◆ GOAL OF THE EXERCISE: Reproduce the listing below word for word, with no pictures.
#### AVAILABLE DATA ####
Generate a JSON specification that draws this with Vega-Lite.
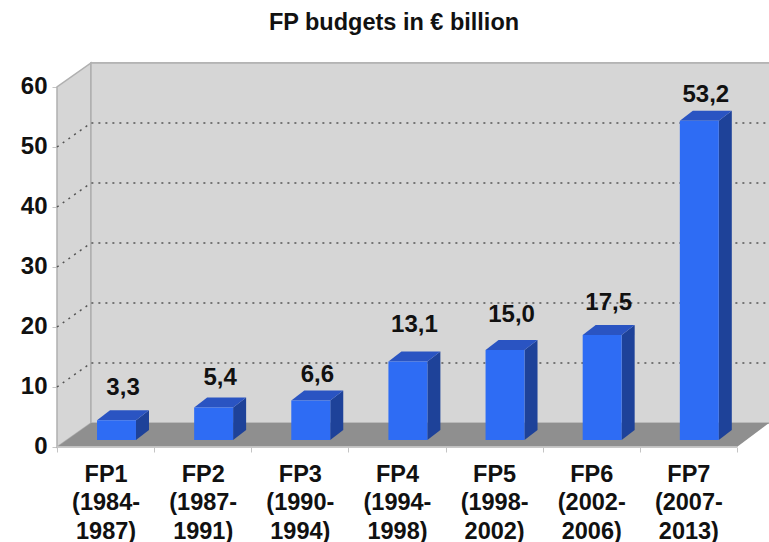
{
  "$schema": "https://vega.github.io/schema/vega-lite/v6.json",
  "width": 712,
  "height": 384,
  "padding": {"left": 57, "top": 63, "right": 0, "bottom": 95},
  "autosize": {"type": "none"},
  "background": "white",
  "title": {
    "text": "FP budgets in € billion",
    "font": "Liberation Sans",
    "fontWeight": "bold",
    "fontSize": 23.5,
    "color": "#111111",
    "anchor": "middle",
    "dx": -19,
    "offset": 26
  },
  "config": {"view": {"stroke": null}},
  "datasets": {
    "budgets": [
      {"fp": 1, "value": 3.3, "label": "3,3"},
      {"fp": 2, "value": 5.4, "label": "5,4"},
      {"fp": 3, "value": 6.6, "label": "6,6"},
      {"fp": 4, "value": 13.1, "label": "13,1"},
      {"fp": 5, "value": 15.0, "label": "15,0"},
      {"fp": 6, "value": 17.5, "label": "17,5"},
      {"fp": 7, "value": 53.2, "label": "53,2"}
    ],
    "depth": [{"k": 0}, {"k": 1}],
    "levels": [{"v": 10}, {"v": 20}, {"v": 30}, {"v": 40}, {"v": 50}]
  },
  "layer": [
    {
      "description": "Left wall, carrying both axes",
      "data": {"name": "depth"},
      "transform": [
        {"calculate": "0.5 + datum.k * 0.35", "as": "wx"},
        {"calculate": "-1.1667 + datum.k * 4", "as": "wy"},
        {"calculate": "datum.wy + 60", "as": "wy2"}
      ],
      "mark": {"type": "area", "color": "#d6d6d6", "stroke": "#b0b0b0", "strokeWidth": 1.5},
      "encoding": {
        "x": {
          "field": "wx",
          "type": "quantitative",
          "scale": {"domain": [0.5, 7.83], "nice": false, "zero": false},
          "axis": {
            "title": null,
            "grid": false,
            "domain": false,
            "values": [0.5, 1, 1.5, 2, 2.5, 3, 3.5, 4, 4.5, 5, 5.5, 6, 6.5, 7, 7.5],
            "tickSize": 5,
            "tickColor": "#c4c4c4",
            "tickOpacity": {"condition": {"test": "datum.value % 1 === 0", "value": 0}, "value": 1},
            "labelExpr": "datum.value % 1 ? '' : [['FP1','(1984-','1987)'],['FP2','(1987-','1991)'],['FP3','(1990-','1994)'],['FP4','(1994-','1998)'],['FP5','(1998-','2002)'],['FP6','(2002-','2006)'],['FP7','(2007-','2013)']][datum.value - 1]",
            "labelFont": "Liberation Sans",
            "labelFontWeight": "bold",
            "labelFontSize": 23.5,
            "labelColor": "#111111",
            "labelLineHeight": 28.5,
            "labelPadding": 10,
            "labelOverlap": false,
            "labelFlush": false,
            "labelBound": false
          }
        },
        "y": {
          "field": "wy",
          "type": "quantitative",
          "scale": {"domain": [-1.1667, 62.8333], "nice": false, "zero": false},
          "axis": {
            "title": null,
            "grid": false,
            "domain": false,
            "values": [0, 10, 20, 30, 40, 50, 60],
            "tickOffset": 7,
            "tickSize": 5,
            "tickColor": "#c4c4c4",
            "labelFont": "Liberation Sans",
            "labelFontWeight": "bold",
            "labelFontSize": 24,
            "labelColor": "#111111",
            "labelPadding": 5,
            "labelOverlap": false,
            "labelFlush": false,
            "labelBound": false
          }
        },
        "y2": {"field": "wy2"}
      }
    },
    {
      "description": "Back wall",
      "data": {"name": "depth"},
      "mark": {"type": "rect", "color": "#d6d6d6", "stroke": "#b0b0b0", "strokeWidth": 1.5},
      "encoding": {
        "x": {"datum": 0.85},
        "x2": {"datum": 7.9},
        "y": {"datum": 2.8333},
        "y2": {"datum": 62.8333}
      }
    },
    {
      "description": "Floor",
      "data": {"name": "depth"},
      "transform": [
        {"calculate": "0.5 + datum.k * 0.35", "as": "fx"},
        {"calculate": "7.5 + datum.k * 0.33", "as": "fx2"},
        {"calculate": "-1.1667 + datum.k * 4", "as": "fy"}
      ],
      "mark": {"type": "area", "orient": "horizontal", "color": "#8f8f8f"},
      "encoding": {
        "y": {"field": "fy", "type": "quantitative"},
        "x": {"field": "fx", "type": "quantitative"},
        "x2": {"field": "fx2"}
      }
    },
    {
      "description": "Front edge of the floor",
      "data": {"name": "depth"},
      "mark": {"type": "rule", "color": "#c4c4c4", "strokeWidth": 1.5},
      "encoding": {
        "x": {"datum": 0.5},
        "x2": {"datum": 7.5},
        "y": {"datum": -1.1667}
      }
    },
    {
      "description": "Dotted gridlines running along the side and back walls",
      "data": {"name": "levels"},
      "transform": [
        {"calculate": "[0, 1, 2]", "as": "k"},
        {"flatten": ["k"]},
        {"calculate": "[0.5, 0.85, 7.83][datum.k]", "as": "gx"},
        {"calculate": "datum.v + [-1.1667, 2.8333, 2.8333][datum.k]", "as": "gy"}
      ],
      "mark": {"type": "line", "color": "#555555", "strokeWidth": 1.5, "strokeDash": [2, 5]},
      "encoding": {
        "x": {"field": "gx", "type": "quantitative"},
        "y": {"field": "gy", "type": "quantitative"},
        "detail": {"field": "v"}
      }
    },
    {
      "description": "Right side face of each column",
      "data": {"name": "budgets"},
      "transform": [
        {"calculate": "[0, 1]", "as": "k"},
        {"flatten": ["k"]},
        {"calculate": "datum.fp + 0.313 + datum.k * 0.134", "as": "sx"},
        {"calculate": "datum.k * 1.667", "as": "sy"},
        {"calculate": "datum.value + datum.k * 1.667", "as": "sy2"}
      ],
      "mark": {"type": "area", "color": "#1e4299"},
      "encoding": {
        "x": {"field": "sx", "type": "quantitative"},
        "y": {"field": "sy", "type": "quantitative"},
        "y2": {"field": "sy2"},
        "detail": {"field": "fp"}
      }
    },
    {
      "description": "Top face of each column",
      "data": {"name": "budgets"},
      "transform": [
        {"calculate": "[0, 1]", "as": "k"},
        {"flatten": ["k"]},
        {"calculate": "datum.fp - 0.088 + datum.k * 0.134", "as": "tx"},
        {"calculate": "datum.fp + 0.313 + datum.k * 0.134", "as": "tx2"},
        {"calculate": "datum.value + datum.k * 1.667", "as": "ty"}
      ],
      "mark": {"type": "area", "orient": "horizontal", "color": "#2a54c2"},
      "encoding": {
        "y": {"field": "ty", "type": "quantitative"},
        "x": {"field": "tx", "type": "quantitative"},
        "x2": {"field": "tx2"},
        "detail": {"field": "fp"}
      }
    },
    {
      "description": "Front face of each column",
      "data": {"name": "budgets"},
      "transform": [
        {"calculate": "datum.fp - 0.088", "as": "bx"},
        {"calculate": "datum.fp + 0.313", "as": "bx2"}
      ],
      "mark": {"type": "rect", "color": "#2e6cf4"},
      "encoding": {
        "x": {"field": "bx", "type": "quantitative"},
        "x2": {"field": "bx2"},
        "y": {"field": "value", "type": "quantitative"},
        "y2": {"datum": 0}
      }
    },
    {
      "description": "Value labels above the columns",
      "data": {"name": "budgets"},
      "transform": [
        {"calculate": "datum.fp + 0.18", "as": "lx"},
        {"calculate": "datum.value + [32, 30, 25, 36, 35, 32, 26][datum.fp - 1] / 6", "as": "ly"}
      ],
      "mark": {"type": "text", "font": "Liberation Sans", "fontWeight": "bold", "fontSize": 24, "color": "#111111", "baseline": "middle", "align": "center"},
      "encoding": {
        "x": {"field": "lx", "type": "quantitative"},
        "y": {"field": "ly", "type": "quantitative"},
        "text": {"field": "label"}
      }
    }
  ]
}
####
◆ EXERCISE RESPONSE:
Generate a JSON specification that draws this with Vega-Lite.
{
  "$schema": "https://vega.github.io/schema/vega-lite/v6.json",
  "width": 712,
  "height": 384,
  "padding": {"left": 57, "top": 63, "right": 0, "bottom": 95},
  "autosize": {"type": "none"},
  "background": "white",
  "title": {
    "text": "FP budgets in € billion",
    "font": "Liberation Sans",
    "fontWeight": "bold",
    "fontSize": 23.5,
    "color": "#111111",
    "anchor": "middle",
    "dx": -19,
    "offset": 26
  },
  "config": {"view": {"stroke": null}},
  "datasets": {
    "budgets": [
      {"fp": 1, "value": 3.3, "label": "3,3"},
      {"fp": 2, "value": 5.4, "label": "5,4"},
      {"fp": 3, "value": 6.6, "label": "6,6"},
      {"fp": 4, "value": 13.1, "label": "13,1"},
      {"fp": 5, "value": 15.0, "label": "15,0"},
      {"fp": 6, "value": 17.5, "label": "17,5"},
      {"fp": 7, "value": 53.2, "label": "53,2"}
    ],
    "depth": [{"k": 0}, {"k": 1}],
    "levels": [{"v": 10}, {"v": 20}, {"v": 30}, {"v": 40}, {"v": 50}]
  },
  "layer": [
    {
      "description": "Left wall, carrying both axes",
      "data": {"name": "depth"},
      "transform": [
        {"calculate": "0.5 + datum.k * 0.35", "as": "wx"},
        {"calculate": "-1.1667 + datum.k * 4", "as": "wy"},
        {"calculate": "datum.wy + 60", "as": "wy2"}
      ],
      "mark": {"type": "area", "color": "#d6d6d6", "stroke": "#b0b0b0", "strokeWidth": 1.5},
      "encoding": {
        "x": {
          "field": "wx",
          "type": "quantitative",
          "scale": {"domain": [0.5, 7.83], "nice": false, "zero": false},
          "axis": {
            "title": null,
            "grid": false,
            "domain": false,
            "values": [0.5, 1, 1.5, 2, 2.5, 3, 3.5, 4, 4.5, 5, 5.5, 6, 6.5, 7, 7.5],
            "tickSize": 5,
            "tickColor": "#c4c4c4",
            "tickOpacity": {"condition": {"test": "datum.value % 1 === 0", "value": 0}, "value": 1},
            "labelExpr": "datum.value % 1 ? '' : [['FP1','(1984-','1987)'],['FP2','(1987-','1991)'],['FP3','(1990-','1994)'],['FP4','(1994-','1998)'],['FP5','(1998-','2002)'],['FP6','(2002-','2006)'],['FP7','(2007-','2013)']][datum.value - 1]",
            "labelFont": "Liberation Sans",
            "labelFontWeight": "bold",
            "labelFontSize": 23.5,
            "labelColor": "#111111",
            "labelLineHeight": 28.5,
            "labelPadding": 10,
            "labelOverlap": false,
            "labelFlush": false,
            "labelBound": false
          }
        },
        "y": {
          "field": "wy",
          "type": "quantitative",
          "scale": {"domain": [-1.1667, 62.8333], "nice": false, "zero": false},
          "axis": {
            "title": null,
            "grid": false,
            "domain": false,
            "values": [0, 10, 20, 30, 40, 50, 60],
            "tickOffset": 7,
            "tickSize": 5,
            "tickColor": "#c4c4c4",
            "labelFont": "Liberation Sans",
            "labelFontWeight": "bold",
            "labelFontSize": 24,
            "labelColor": "#111111",
            "labelPadding": 5,
            "labelOverlap": false,
            "labelFlush": false,
            "labelBound": false
          }
        },
        "y2": {"field": "wy2"}
      }
    },
    {
      "description": "Back wall",
      "data": {"name": "depth"},
      "mark": {"type": "rect", "color": "#d6d6d6", "stroke": "#b0b0b0", "strokeWidth": 1.5},
      "encoding": {
        "x": {"datum": 0.85},
        "x2": {"datum": 7.9},
        "y": {"datum": 2.8333},
        "y2": {"datum": 62.8333}
      }
    },
    {
      "description": "Floor",
      "data": {"name": "depth"},
      "transform": [
        {"calculate": "0.5 + datum.k * 0.35", "as": "fx"},
        {"calculate": "7.5 + datum.k * 0.33", "as": "fx2"},
        {"calculate": "-1.1667 + datum.k * 4", "as": "fy"}
      ],
      "mark": {"type": "area", "orient": "horizontal", "color": "#8f8f8f"},
      "encoding": {
        "y": {"field": "fy", "type": "quantitative"},
        "x": {"field": "fx", "type": "quantitative"},
        "x2": {"field": "fx2"}
      }
    },
    {
      "description": "Front edge of the floor",
      "data": {"name": "depth"},
      "mark": {"type": "rule", "color": "#c4c4c4", "strokeWidth": 1.5},
      "encoding": {
        "x": {"datum": 0.5},
        "x2": {"datum": 7.5},
        "y": {"datum": -1.1667}
      }
    },
    {
      "description": "Dotted gridlines running along the side and back walls",
      "data": {"name": "levels"},
      "transform": [
        {"calculate": "[0, 1, 2]", "as": "k"},
        {"flatten": ["k"]},
        {"calculate": "[0.5, 0.85, 7.83][datum.k]", "as": "gx"},
        {"calculate": "datum.v + [-1.1667, 2.8333, 2.8333][datum.k]", "as": "gy"}
      ],
      "mark": {"type": "line", "color": "#555555", "strokeWidth": 1.5, "strokeDash": [2, 5]},
      "encoding": {
        "x": {"field": "gx", "type": "quantitative"},
        "y": {"field": "gy", "type": "quantitative"},
        "detail": {"field": "v"}
      }
    },
    {
      "description": "Right side face of each column",
      "data": {"name": "budgets"},
      "transform": [
        {"calculate": "[0, 1]", "as": "k"},
        {"flatten": ["k"]},
        {"calculate": "datum.fp + 0.313 + datum.k * 0.134", "as": "sx"},
        {"calculate": "datum.k * 1.667", "as": "sy"},
        {"calculate": "datum.value + datum.k * 1.667", "as": "sy2"}
      ],
      "mark": {"type": "area", "color": "#1e4299"},
      "encoding": {
        "x": {"field": "sx", "type": "quantitative"},
        "y": {"field": "sy", "type": "quantitative"},
        "y2": {"field": "sy2"},
        "detail": {"field": "fp"}
      }
    },
    {
      "description": "Top face of each column",
      "data": {"name": "budgets"},
      "transform": [
        {"calculate": "[0, 1]", "as": "k"},
        {"flatten": ["k"]},
        {"calculate": "datum.fp - 0.088 + datum.k * 0.134", "as": "tx"},
        {"calculate": "datum.fp + 0.313 + datum.k * 0.134", "as": "tx2"},
        {"calculate": "datum.value + datum.k * 1.667", "as": "ty"}
      ],
      "mark": {"type": "area", "orient": "horizontal", "color": "#2a54c2"},
      "encoding": {
        "y": {"field": "ty", "type": "quantitative"},
        "x": {"field": "tx", "type": "quantitative"},
        "x2": {"field": "tx2"},
        "detail": {"field": "fp"}
      }
    },
    {
      "description": "Front face of each column",
      "data": {"name": "budgets"},
      "transform": [
        {"calculate": "datum.fp - 0.088", "as": "bx"},
        {"calculate": "datum.fp + 0.313", "as": "bx2"}
      ],
      "mark": {"type": "rect", "color": "#2e6cf4"},
      "encoding": {
        "x": {"field": "bx", "type": "quantitative"},
        "x2": {"field": "bx2"},
        "y": {"field": "value", "type": "quantitative"},
        "y2": {"datum": 0}
      }
    },
    {
      "description": "Value labels above the columns",
      "data": {"name": "budgets"},
      "transform": [
        {"calculate": "datum.fp + 0.18", "as": "lx"},
        {"calculate": "datum.value + [32, 30, 25, 36, 35, 32, 26][datum.fp - 1] / 6", "as": "ly"}
      ],
      "mark": {"type": "text", "font": "Liberation Sans", "fontWeight": "bold", "fontSize": 24, "color": "#111111", "baseline": "middle", "align": "center"},
      "encoding": {
        "x": {"field": "lx", "type": "quantitative"},
        "y": {"field": "ly", "type": "quantitative"},
        "text": {"field": "label"}
      }
    }
  ]
}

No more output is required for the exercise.